Despite this undisputed fact, an often overlooked perk to the position of parenthood is a lot of joy and fun, if you’re willing to let go a bit. While I’m certainly not a perfect parent by any stretch, these are some of the tips I’ve learned to truly enjoy my children and make both their time and my time together worth remembering.
Despite popular media’s push of material objects, your child wants one thing more than any other: you. Well, you and your time. So if you have a project (work or home) that an extra 20 minutes isn’t going to do much for, invest that time more wisely: do something with your son or daughter. Build a block tower. Draw a picture. Play a game together. Just do something and have a blast doing it. Remember: any time that you spend with your child isn’t wasted, it’s invested.
2. All or Nothing
In this age of always on technology, it’s easy to be too connected. Every once in a while, I’ll spend some time with one of my kids and find myself needing to “do something important” like check my email or text messages or see if anything is happening in the news. Meanwhile, the real “do something important” that needs to be done in those situations, is spending time with the kids.
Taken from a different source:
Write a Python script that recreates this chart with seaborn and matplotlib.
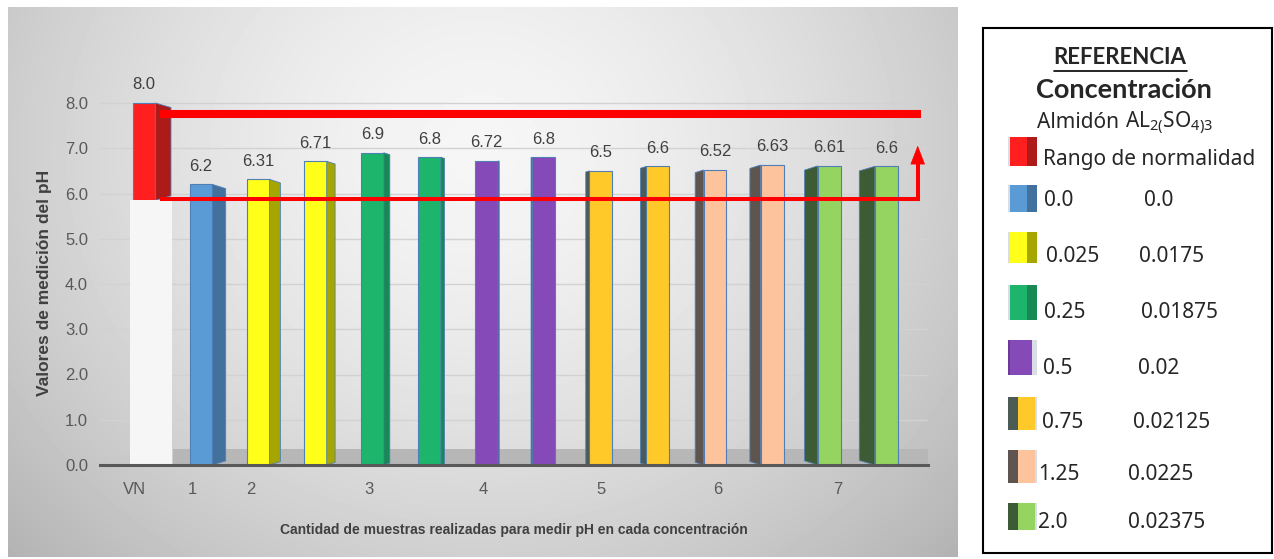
import numpy as np
import pandas as pd
import seaborn as sns
import matplotlib
matplotlib.use("Agg")
import matplotlib.pyplot as plt
from matplotlib.patches import Rectangle, Polygon
from matplotlib.lines import Line2D

# ---------------- data ----------------
vn_label = "VN"
vn_value = 8.0          # top of the normal-range bar
vn_low = 5.85           # bottom of the normal-range bar
sample_ph = [6.2, 6.31, 6.71, 6.9, 6.8, 6.72, 6.8, 6.5, 6.6, 6.52, 6.63, 6.61, 6.6]
sample_group = [0, 1, 1, 2, 2, 3, 3, 4, 4, 5, 5, 6, 6]
range_top = 7.75        # upper red reference line
range_bottom = 5.87     # lower red reference line
arrow_top = 7.12

x_tick_labels = ["VN", "1", "2", "3", "4", "5", "6", "7"]
x_tick_pos = [-0.16, 0.84, 1.87, 3.94, 5.95, 8.0, 10.05, 12.15]
y_ticks = [0, 1, 2, 3, 4, 5, 6, 7, 8]

almidon = ["0.0", "0.025", "0.25", "0.5", "0.75", "1.25", "2.0"]
sulfato = ["0.0", "0.0175", "0.01875", "0.02", "0.02125", "0.0225", "0.02375"]

# colours: front face / side face for each concentration group
vn_front, vn_side = "#ff1f1f", "#ad1a1a"
group_front = ["#5b9bd5", "#ffff1a", "#1db46c", "#8549b8", "#ffc929", "#fdc39c", "#95d461"]
group_side = ["#41719c", "#a6a600", "#168a52", "#6a3a96", "#4d5b55", "#5e5550", "#3d5b34"]
edge_col = "#4f7fb5"
red = "#ff0000"

# ---------------- figure ----------------
sns.set_style("white")
narrow = ["Liberation Sans Narrow", "DejaVu Sans Condensed", "Liberation Sans", "DejaVu Sans"]
plt.rcParams["font.family"] = narrow
plt.rcParams["mathtext.fontset"] = "custom"
plt.rcParams["mathtext.rm"] = "Noto Sans"
plt.rcParams["mathtext.it"] = "Noto Sans:italic"

W, H = 1274, 559
fig = plt.figure(figsize=(W / 100, H / 100), dpi=100)
fig.patch.set_facecolor("white")


def fx(px):
    return px / W


def fy(py):
    return 1 - py / H


# gradient chart-area background
bg = fig.add_axes([fx(8), fy(557), 950 / W, 550 / H])
bg.set_zorder(-5)
yy, xx = np.mgrid[7:557, 8:958]
t = np.hypot((xx - 480) / 620.0, (yy - 150) / 560.0)
shade = np.clip(246 - 62 * t ** 1.5, 170, 250) / 255.0
bg.imshow(shade, cmap="gray", vmin=0, vmax=1, aspect="auto", interpolation="bilinear")
bg.axis("off")

# plot axes
ax = fig.add_axes([fx(100), fy(465), 828 / W, 9 * 45.25 / H])
ax.patch.set_alpha(0)

bar_ids = [vn_label] + [f"m{i}" for i in range(1, len(sample_ph) + 1)]
fronts = [vn_front] + [group_front[g] for g in sample_group]
sides = [vn_side] + [group_side[g] for g in sample_group]
bottoms = [vn_low] + [0.0] * len(sample_ph)
df = pd.DataFrame({"muestra": bar_ids, "pH": [vn_value] + sample_ph})
palette = dict(zip(bar_ids, fronts))

# floor and grid
ax.set_axisbelow(True)
ax.yaxis.grid(True, color="#d2d2d2", lw=1)
xmin, xmax = -0.77, 13.73
ax.add_patch(Rectangle((0.51, 0), xmax - 0.51, 0.36, color="#b7b7b7", zorder=1, lw=0))
ax.add_patch(Polygon([(xmin, 0), (-0.25, 0), (-0.25, 0.25)], closed=True,
                     color="#c9c9c9", zorder=1, lw=0))

sns.barplot(data=df, x="muestra", y="pH", hue="muestra", palette=palette,
            saturation=1, width=0.4, edgecolor=edge_col, linewidth=0.8,
            legend=False, ax=ax, zorder=3)

# pale lower part of the normal-range column
ax.add_patch(Rectangle((-0.245, 0), 0.735, vn_low, color="#f6f6f6", zorder=3.5, lw=0))

# 3-D side faces
half = 0.2
for k, (v, b, sc) in enumerate(zip([vn_value] + sample_ph, bottoms, sides)):
    s = (6.5 - k) * 0.042
    if abs(s) < 0.01:
        continue
    x0 = k + half if s > 0 else k - half
    x1 = x0 + s
    d = min(0.1, abs(s) * 0.4)
    poly = Polygon([(x0, b), (x0, v), (x1, v - d), (x1, b + d)], closed=True,
                   facecolor=sc, edgecolor=edge_col, lw=0.6, zorder=3.2)
    ax.add_patch(poly)

# value labels
for k, v in enumerate([vn_value] + sample_ph):
    txt = f"{v:.1f}" if k == 0 else f"{v:g}"
    ax.text(k, v + 0.4, txt, ha="center", va="center", fontsize=12,
            color="#404040", zorder=6)

# red normal-range lines
ax.plot([0.28, 13.6], [range_top, range_top], color=red, lw=5.8,
        solid_capstyle="butt", zorder=5)
ax.plot([0.28, 13.55, 13.55], [range_bottom, range_bottom, 6.85], color=red,
        lw=2.9, solid_capstyle="butt", solid_joinstyle="miter", zorder=5)
ax.annotate("", xy=(13.55, arrow_top), xytext=(13.55, 6.8),
            arrowprops=dict(arrowstyle="-|>,head_length=0.9,head_width=0.35",
                            color=red, lw=0.5, mutation_scale=14), zorder=5)

# axes styling
ax.set_xlim(xmin, xmax)
ax.set_ylim(0, 9)
ax.set_yticks(y_ticks, [f"{v:.1f}" for v in y_ticks])
ax.set_xticks(x_tick_pos, x_tick_labels)
ax.tick_params(axis="y", length=0, pad=8.6, labelsize=12, labelcolor="#595959")
ax.tick_params(axis="x", length=0, pad=12, labelsize=12, labelcolor="#595959")
ax.set_xlabel("")
ax.set_ylabel("")
for sp in ["top", "left", "right"]:
    ax.spines[sp].set_visible(False)
ax.spines["bottom"].set_color("#595959")
ax.spines["bottom"].set_linewidth(2.2)
ax.spines["bottom"].set_zorder(4)

fig.text(fx(514), fy(530), "Cantidad de muestras realizadas para medir pH en cada concentración",
         ha="center", va="center", fontsize=10, fontweight="bold", color="#404040")
fig.text(fx(45), fy(283), "Valores de medición del pH", rotation=90,
         ha="center", va="center", fontsize=12.5, fontweight="bold", color="#404040")

# ---------------- reference panel ----------------
fig.patches.append(Rectangle((fx(983), fy(553)), (1272 - 983) / W, (553 - 28) / H,
                             transform=fig.transFigure, facecolor="white",
                             edgecolor="black", lw=1.5, zorder=1))
lf = ["Noto Sans", "DejaVu Sans"]
bf = ["Lato", "Liberation Sans", "DejaVu Sans"]
t_ref = fig.text(fx(1120), fy(58), "REFERENCIA", ha="center", va="center",
                 fontsize=16, fontweight="bold", family=bf, zorder=3)
fig.text(fx(1124), fy(90), "Concentración", ha="center", va="center",
         fontsize=19.5, fontweight="bold", family=bf, zorder=3)
fig.text(fx(1037), fy(123), "Almidón", ha="left", va="center", fontsize=15,
         family=lf, zorder=3)
fig.text(fx(1125), fy(123), r"AL$_{2(}$SO$_{4)3}$", ha="left", va="center",
         fontsize=15, family=lf, zorder=3)

fig.canvas.draw()
bb = t_ref.get_window_extent()
fig.add_artist(Line2D([bb.x0 / W, bb.x1 / W], [(bb.y0 - 2) / H, (bb.y0 - 2) / H],
                      color="black", lw=1.2, zorder=3))


def swatch(top, bottom, front, side, side_pos):
    x_left, x_right = 1008, 1037
    if side_pos == "right":
        fr, sd = (1010, 1027), (1027, 1037)
    elif side_pos == "left":
        fr, sd = (1018, 1035), (1008, 1018)
    else:
        fr, sd = (1010, 1032), (1008, 1010)
    fig.patches.append(Rectangle((fx(x_left), fy(bottom)), (x_right - x_left) / W,
                                 (bottom - top) / H, transform=fig.transFigure,
                                 facecolor="#d9dde6", lw=0, zorder=2))
    fig.patches.append(Rectangle((fx(fr[0]), fy(bottom)), (fr[1] - fr[0]) / W,
                                 (bottom - top) / H, transform=fig.transFigure,
                                 facecolor=front, lw=0, zorder=2.1))
    fig.patches.append(Rectangle((fx(sd[0]), fy(bottom)), (sd[1] - sd[0]) / W,
                                 (bottom - top) / H, transform=fig.transFigure,
                                 facecolor=side, lw=0, zorder=2.1))


swatch(137, 166, vn_front, vn_side, "right")
fig.text(fx(1043), fy(159), "Rango de normalidad", ha="left", va="center",
         fontsize=15, family=lf, zorder=3)

row_y = [200, 257, 313, 369, 422, 475, 522]
sw_top = [185, 232, 285, 340, 397, 450, 503]
sw_bot = [212, 263, 320, 375, 430, 483, 530]
x1_pos = [1044, 1046, 1044, 1043, 1042, 1038, 1038]
x2_pos = [1144, 1139, 1141, 1138, 1133, 1128, 1128]
side_pos = ["right", "right", "right", "none", "left", "left", "left"]
for i in range(len(almidon)):
    swatch(sw_top[i], sw_bot[i], group_front[i], group_side[i], side_pos[i])
    fig.text(fx(x1_pos[i]), fy(row_y[i]), almidon[i], ha="left", va="center",
             fontsize=15, family=lf, zorder=3)
    fig.text(fx(x2_pos[i]), fy(row_y[i]), sulfato[i], ha="left", va="center",
             fontsize=15, family=lf, zorder=3)

fig.savefig("out.png", dpi=100, facecolor="white")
Make no mistake: kids need undivided attention at times, and in that context, anything else is the distraction. Not vice versa. While it’s easy to think of our grown-up situations as all-encompassing and all-important, in their world it’s just something that takes Mommy and Daddy away, so when you take time to devote to them, do it. Turn off the phone, step away from the computer and give them all of your attention. It’ll be the best part of their day.
3. Let Go a Little
When was the last time that you danced around the living room with you kid(s) like a fool? Or read the voice of the king in their favorite story with the voice of Sean Connery? This is also pretty awesome. There seems to be this mindset among adults that once you reach a certain age, you have to be “mature” all of the time and constantly act the part of the grown-up. Forget that. Throw it out the window. While there is in fact a time for grown-up things, sometimes part of being mature is knowing when to be immature. So be a kid with your kids sometimes. Run with them outside. Have some tickle fights. Make some memories.
One day, they’ll be your most treasured possession.